Di più: togliere a una squadra come la Georgia l’opportunità di sfidare le squadre di prima fascia difficilmente la porterà vicino a ripetere le grandi vittorie con Italia e Galles. Samoa e Tonga non usciranno dalla mediocrità malgrado la linfa data loro dalla modifica delle regole sull’eleggibilità se potranno continuare a giocare solo tra loro ad eccezion fatta dei mondiali.
Rodrigo Fernandez, Manuel Ardao, Jeronimo Portela. Tutti nomi che sono pronti a rientrare nel dimenticatoio dal quale sono usciti per stupirci, scoprendo che anche fuori dal cerchio magico dei soliti noti c’è talento, abilità, passione, competenza e storie da raccontare.

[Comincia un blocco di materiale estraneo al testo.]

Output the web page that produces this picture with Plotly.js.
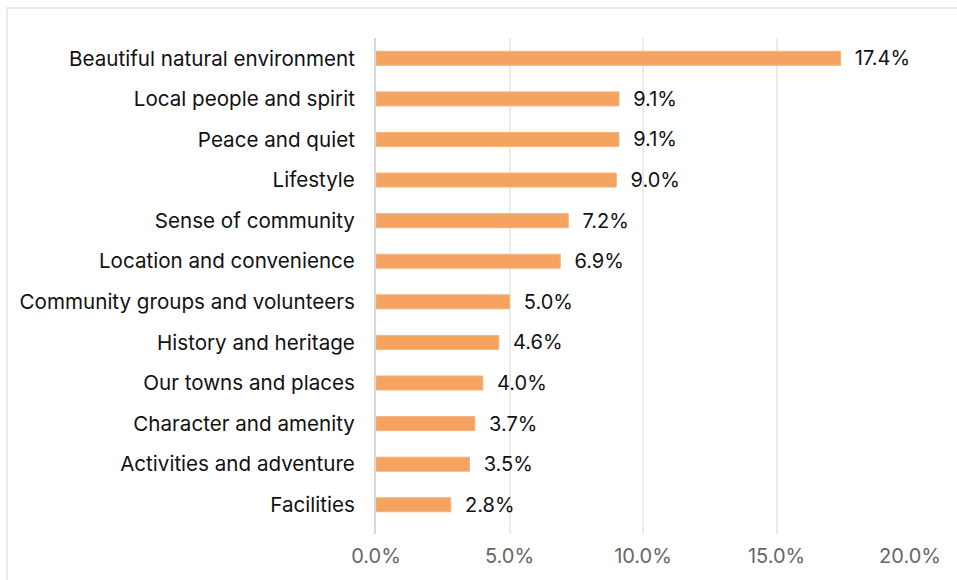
<!DOCTYPE html>
<html>
<head>
<meta charset="utf-8">
<script src="https://cdn.plot.ly/plotly-3.0.1.min.js"></script>
<style>
  html, body { margin: 0; padding: 0; background: #ffffff; overflow: hidden; }
  #chart { position: absolute; left: 0; top: 0; width: 957px; height: 580px; }
  #frame { position: absolute; left: 6px; top: 7px; width: 1200px; height: 1200px;
           border: 2px solid #EEEBE2; pointer-events: none; }
</style>
</head>
<body>
<div id="chart"></div>
<div id="frame"></div>
<script>
const categories = [
  "Beautiful natural environment",
  "Local people and spirit",
  "Peace and quiet",
  "Lifestyle",
  "Sense of community",
  "Location and convenience",
  "Community groups and volunteers",
  "History and heritage",
  "Our towns and places",
  "Character and amenity",
  "Activities and adventure",
  "Facilities"
];
const shares = [0.174, 0.091, 0.091, 0.090, 0.072, 0.069, 0.050, 0.046, 0.040, 0.037, 0.035, 0.028];
const tickValues = [0, 0.05, 0.10, 0.15, 0.20];
const tickLabels = ["0.0%", "5.0%", "10.0%", "15.0%", "20.0%"];

const fontFamily = "Inter, Roboto, 'Liberation Sans', sans-serif";

const trace = {
  type: "bar",
  orientation: "h",
  x: shares,
  y: categories,
  marker: { color: "#F4A460", line: { color: "#F6B27A", width: 1 } },
  width: 0.345,
  texttemplate: "\u00a0\u00a0%{x:.1%}",
  textposition: "outside",
  constraintext: "none",
  cliponaxis: false,
  textfont: { family: fontFamily, size: 20, color: "#111111" },
  hoverinfo: "none"
};

const layout = {
  width: 957,
  height: 580,
  margin: { l: 376, r: 47, t: 38, b: 46, pad: 0 },
  paper_bgcolor: "rgba(0,0,0,0)",
  plot_bgcolor: "#ffffff",
  showlegend: false,
  font: { family: fontFamily, size: 20, color: "#111111" },
  xaxis: {
    range: [0, 0.2],
    tickvals: tickValues,
    ticktext: tickLabels,
    showgrid: true,
    gridcolor: "#EEEBE0",
    gridwidth: 2,
    zeroline: false,
    showline: false,
    ticks: "",
    ticklabelstandoff: 8,
    tickfont: { family: fontFamily, size: 20, color: "#666666" },
    fixedrange: true
  },
  yaxis: {
    type: "category",
    range: [11.72, -0.5],
    showgrid: false,
    zeroline: false,
    showline: true,
    linecolor: "#D9D9D9",
    linewidth: 2,
    ticks: "",
    ticklabelstandoff: 15,
    tickfont: { family: fontFamily, size: 20.6, color: "#111111" },
    fixedrange: true
  }
};

Plotly.newPlot("chart", [trace], layout, { displayModeBar: false, staticPlot: true });
</script>
</body>
</html>
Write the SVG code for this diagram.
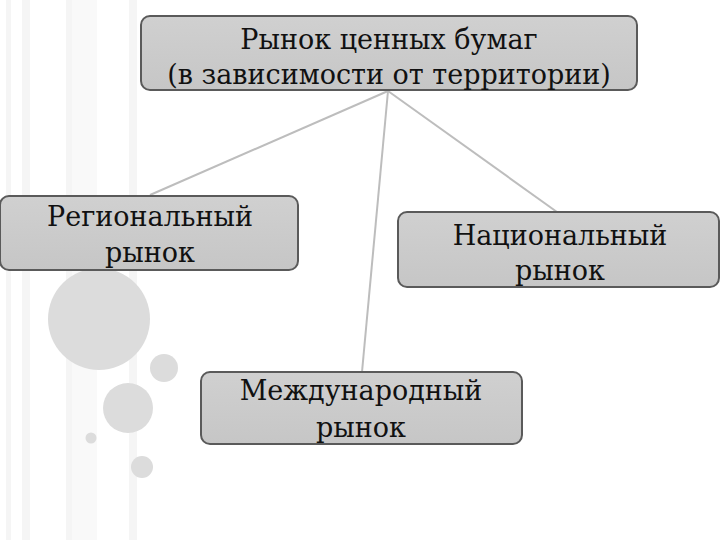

È una questione elementare quanto sicuramente complessa da sbrogliare: a quanto pare ci sono molte federazioni che non possono permettersi a livello economico di rinunciare neanche ad un sold out del proprio stadio, neanche ad una vendita al massimo prezzo dei diritti TV per rimanere in piedi. Segno evidente di un modello di business che non funziona.
Al di là di questo, però, il rugby si merita qualcosa di più. Di essere più equo nelle opportunità concesse, di espandere i propri confini per avere domani un gioco che sia, finalmente, davvero globale.